Le vénérable Stéphane Hessel, dans sa sympathique introduction à notre livre commun à Régine et à moi, « Le militant contradictoire », a mis en valeur ma proposition sur un fondement humain, l’opposition entre Elan et Discipline.
A première vue cette « contradiction » majeure ressemble fort à l’opposition bergsonienne entre élan vital et enlisement dans l’inerte. Comme souvent cette vue initiale est fausse. Contrairement à Bergson, ce que j’appelle discipline n’est pas du tout l’inerte, ni même le pratico-inerte cher à Sartre.
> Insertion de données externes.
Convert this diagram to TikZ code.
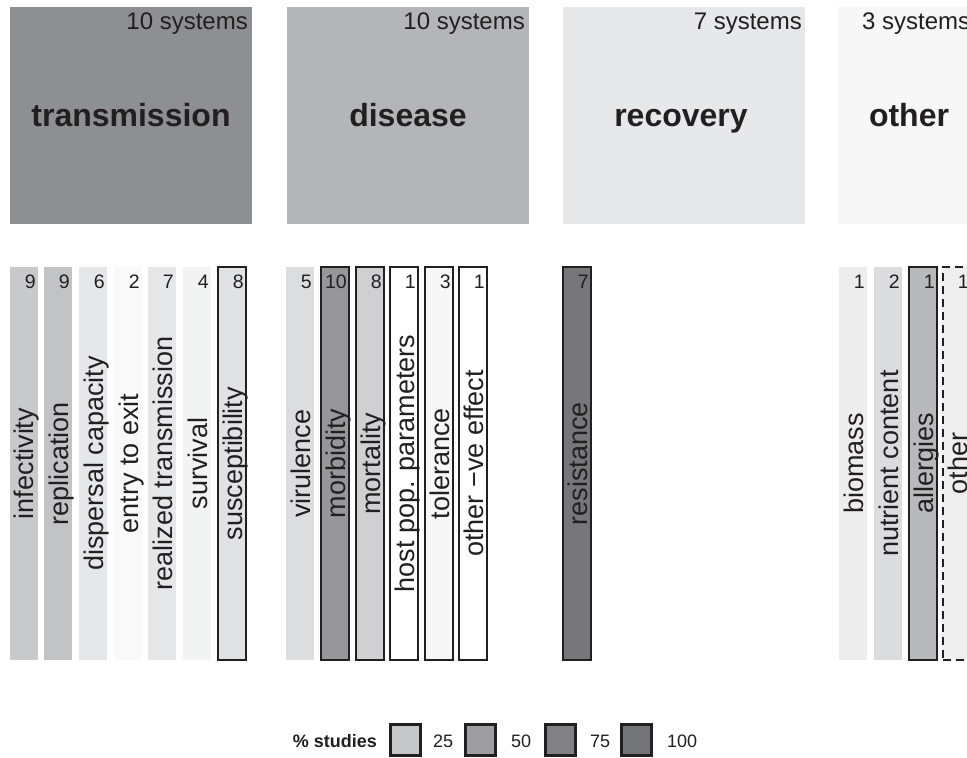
\documentclass[tikz,border=0pt]{standalone}
\usepackage{fontspec}
\setmainfont{Liberation Sans}
\usetikzlibrary{calc}
\definecolor{ink}{HTML}{231F20}
\definecolor{cTrans}{HTML}{8E8F93}
\definecolor{cDis}{HTML}{B4B5B8}
\definecolor{cRec}{HTML}{E7E8E9}
\definecolor{cOth}{HTML}{F7F7F7}
\definecolor{cLegA}{HTML}{C6C7C9}
\definecolor{cLegB}{HTML}{9D9EA1}
\definecolor{cLegC}{HTML}{818285}
\definecolor{cLegD}{HTML}{737477}
\definecolor{fB1}{HTML}{C8C9CB}
\definecolor{fB2}{HTML}{C2C3C5}
\definecolor{fB3}{HTML}{E6E7E8}
\definecolor{fB4}{HTML}{F9F9F9}
\definecolor{fB5}{HTML}{E6E7E8}
\definecolor{fB6}{HTML}{F2F3F3}
\definecolor{fB7}{HTML}{E1E2E4}
\definecolor{fD1}{HTML}{DCDDDF}
\definecolor{fD2}{HTML}{96979A}
\definecolor{fD3}{HTML}{CFD0D2}
\definecolor{fD5}{HTML}{F7F7F7}
\definecolor{fR1}{HTML}{76777A}
\definecolor{fO1}{HTML}{EDEDEE}
\definecolor{fO2}{HTML}{DBDCDE}
\definecolor{fO3}{HTML}{B8B9BC}
\definecolor{fO4}{HTML}{EEEEEF}
\tikzset{
  bigbox/.style={rectangle, draw=none, inner sep=0pt, outer sep=0pt, minimum width=242pt, minimum height=217pt},
  bigtitle/.style={inner sep=0pt, text=ink, font=\fontsize{32}{38}\selectfont\bfseries},
  systems/.style={inner sep=0pt, text=ink, font=\fontsize{24}{28}\selectfont},
  barbox/.style={rectangle, draw=none, inner sep=0pt, outer sep=0pt, minimum width=28pt, minimum height=393pt},
  framed/.style={draw=ink, line width=2pt},
  dashframe/.style={draw=ink, line width=2pt, dash pattern=on 8pt off 5pt},
  barnum/.style={inner sep=0pt, text=ink, font=\fontsize{19.5}{23}\selectfont},
  barlab/.style={inner sep=0pt, text=ink, rotate=90, font=\fontsize{27}{32}\selectfont},
  legbox/.style={rectangle, draw=ink, line width=3pt, minimum width=30pt, minimum height=31pt, inner sep=0pt},
  legtext/.style={inner sep=0pt, text=ink, font=\fontsize{18}{22}\selectfont},
}
\newcommand\mkbar[6]{%
  \node[barbox, fill=#3, #4] (#1) at (#2+14,463.5) {};
  \node[barnum, anchor=north east] (#1n) at ($(#1.north east)+(-2,8)$) {#5};
  \node[barlab, anchor=base] (#1l) at ($(#1.east)+(-4,0)$) {#6};
}
\begin{document}
\begin{tikzpicture}[x=1pt,y=-1pt]
\clip (0,0) rectangle (967,758);
\fill[white] (0,0) rectangle (967,758);

% category boxes
\node[bigbox, fill=cTrans] (bt) at (131,115.5) {};
\node[bigbox, fill=cDis] (bd) at (408,115.5) {};
\node[bigbox, fill=cRec] (br) at (684,115.5) {};
\node[bigbox, fill=cOth] (bo) at (959,115.5) {};

\node[bigtitle, anchor=base] (tt) at (131,126) {transmission};
\node[bigtitle, anchor=base] (td) at (408,126) {disease};
\node[bigtitle, anchor=base] (tr) at (681,126) {recovery};
\node[bigtitle, anchor=base] (to) at (909,126) {other};

\node[systems, anchor=base east] (st) at (248,29) {10 systems};
\node[systems, anchor=base east] (sd) at (525,29) {10 systems};
\node[systems, anchor=base east] (sr) at (802,29) {7 systems};
\node[systems, anchor=base west] (so) at (862,29) {3 systems};

% transmission bars
\mkbar{b1}{10}{fB1}{}{9}{infectivity}
\mkbar{b2}{44}{fB2}{}{9}{replication}
\mkbar{b3}{79}{fB3}{}{6}{dispersal capacity}
\mkbar{b4}{114}{fB4}{}{2}{entry to exit}
\mkbar{b5}{148}{fB5}{}{7}{realized transmission}
\mkbar{b6}{183}{fB6}{}{4}{survival}
\mkbar{b7}{218}{fB7}{framed}{8}{susceptibility}

% disease bars
\mkbar{d1}{286}{fD1}{}{5}{virulence}
\mkbar{d2}{321}{fD2}{framed}{10}{morbidity}
\mkbar{d3}{356}{fD3}{framed}{8}{mortality}
\mkbar{d4}{390}{white}{framed}{1}{host pop. parameters}
\mkbar{d5}{425}{fD5}{framed}{3}{tolerance}
\mkbar{d6}{459}{white}{framed}{1}{other −ve effect}

% recovery bar
\mkbar{r1}{563}{fR1}{framed}{7}{resistance}

% other bars
\mkbar{o1}{839}{fO1}{}{1}{biomass}
\mkbar{o2}{874}{fO2}{}{2}{nutrient content}
\mkbar{o3}{909}{fO3}{framed}{1}{allergies}
\mkbar{o4}{943}{fO4}{dashframe}{1}{other}

% legend
\node[legtext, anchor=base east, font=\fontsize{18}{22}\selectfont\bfseries] (lt) at (377,747) {\% studies};
\node[legbox, fill=cLegA] (l1) at (405,740) {};
\node[legbox, fill=cLegB] (l2) at (480,740) {};
\node[legbox, fill=cLegC] (l3) at (560,740) {};
\node[legbox, fill=cLegD] (l4) at (636,740) {};
\node[legtext, anchor=base west] (n1) at (433,747) {25};
\node[legtext, anchor=base west] (n2) at (511,747) {50};
\node[legtext, anchor=base west] (n3) at (590,747) {75};
\node[legtext, anchor=base west] (n4) at (667,747) {100};
\end{tikzpicture}
\end{document}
La discipline pour moi est aussi vivante que l’élan, aussi vitale.
La comparaison qui m’est venue à l’esprit est que je suis un animal vertébré au niveau aussi de la pensée. Celle-ci peut être intuition comme le proposait Bergson, encore lui. Mais la pensée essentielle dans l’espèce humaine est construite, structurée, en quelque sorte VERTÉBRÉE. ELLE DISPOSE MÊME D’UNE SORTE DE COLONNE VERTÉBRALE. Le squelette chez les vertébrés est aussi vivant que les autres organes du corps.
On ne peut dans l’humain séparer l’élan et la discipline. L’un ne va pas sans l’autre. L’un est aussi nécessaire que l’autre.
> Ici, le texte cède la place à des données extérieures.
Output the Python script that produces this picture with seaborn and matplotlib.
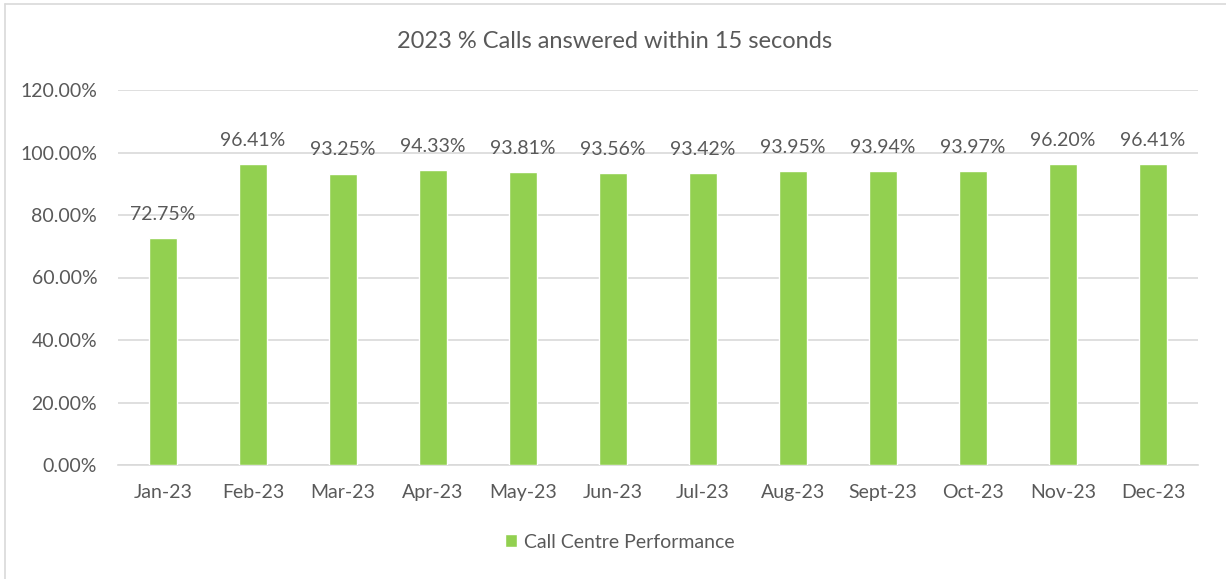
import matplotlib
matplotlib.use("Agg")
import matplotlib.pyplot as plt
from matplotlib.lines import Line2D
from matplotlib.patches import Patch
import seaborn as sns
import pandas as pd

months = ["Jan-23", "Feb-23", "Mar-23", "Apr-23", "May-23", "Jun-23",
          "Jul-23", "Aug-23", "Sept-23", "Oct-23", "Nov-23", "Dec-23"]
pct_answered = [72.75, 96.41, 93.25, 94.33, 93.81, 93.56,
                93.42, 93.95, 93.94, 93.97, 96.20, 96.41]
series_name = "Call Centre Performance"
title = "2023 % Calls answered within 15 seconds"
y_ticks = [0, 20, 40, 60, 80, 100, 120]

df = pd.DataFrame({"month": months, "value": pct_answered})

txt = "#595959"
grid = "#D9D9D9"
green = "#92D050"

sns.set_style("white")
plt.rcParams['font.family'] = ['Lato', 'DejaVu Sans']

fig = plt.figure(figsize=(12.26, 5.79), dpi=100)
ax = fig.add_axes([118 / 1226, 1 - 465 / 579, 1080 / 1226, 375 / 579])

sns.barplot(data=df, x="month", y="value", color=green, width=0.31,
            saturation=1, ax=ax, legend=False, zorder=3)

ax.set_ylim(0, 120)
ax.set_xlim(-0.5, len(months) - 0.5)
ax.set_yticks(y_ticks)
ax.set_yticklabels([f"{v:.2f}%" for v in y_ticks])
ax.yaxis.grid(True, color=grid, linewidth=1.2, zorder=0)
ax.set_axisbelow(True)
for s in ["top", "right", "left"]:
    ax.spines[s].set_visible(False)
ax.spines["bottom"].set_color(grid)
ax.spines["bottom"].set_linewidth(1.2)
ax.set_xlabel("")
ax.set_ylabel("")

# excel style tick marks between categories
ax.set_xticks([i - 0.5 for i in range(len(months) + 1)], minor=True)
ax.tick_params(axis="x", which="minor", length=6, color=grid, width=1.2)
ax.tick_params(axis="x", which="major", length=0, pad=14, labelsize=14, labelcolor=txt)
ax.tick_params(axis="y", length=0, pad=15, labelsize=14, labelcolor=txt)

for i, v in enumerate(pct_answered):
    ax.annotate(f"{v:.2f}%", (i, v), xytext=(0, 17), textcoords="offset points",
                ha="center", va="center", fontsize=14, color=txt)

fig.suptitle(title, x=615 / 1226, y=1 - 42 / 579, va="center",
             fontsize=17, color=txt)

handles = [Patch(facecolor=green, label=series_name)]
fig.legend(handles=handles, loc="center", bbox_to_anchor=(620 / 1226, 1 - 542 / 579),
           frameon=False, handlelength=0.6, handleheight=0.6,
           handletextpad=0.4, fontsize=14, labelcolor=txt)

# chart border
fig.add_artist(Line2D([5 / 1226, 5 / 1226], [0, 1 - 4 / 579], color=grid, lw=1.2))
fig.add_artist(Line2D([5 / 1226, 1], [1 - 4 / 579, 1 - 4 / 579], color=grid, lw=1.2))

fig.savefig("out.png", dpi=100)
Que vient faire le haïku dans cette histoire prodigieuse ? A son niveau, souvent petit, il pose le problème de la dualité entre inspiration, sensible, concrète, et la discipline, au départ extérieure, de la versification ( dix-sept pieds ! ).
Dans mes poèmes j’ai essayé d »échapper à cette contrainte extérieure : despotismes de la rime, du vers régulier, du genre fixe comme dans le sonnet… Je suivais le courant contemporain, de loin dominant, par exemple dans le surréalisme. Le haïku me ramène aux bienfaits d’une discipline très exigeante, créatrice en elle-même.
Je me sens, toutes proportions gardées, proche des rhétoriqueurs de la fin du XV° siècle, à un moment où la poésie française se cherchait d’un genre à l’autre, par exemple le rondeau !, avant de créer, en partie sous influences italiennes, le fameux sonnet !! J’en suis loin.
N.B. : le haïku français, chez moi en tout cas, s’éloigne de son modèle japonais. Il est clairement abstrait.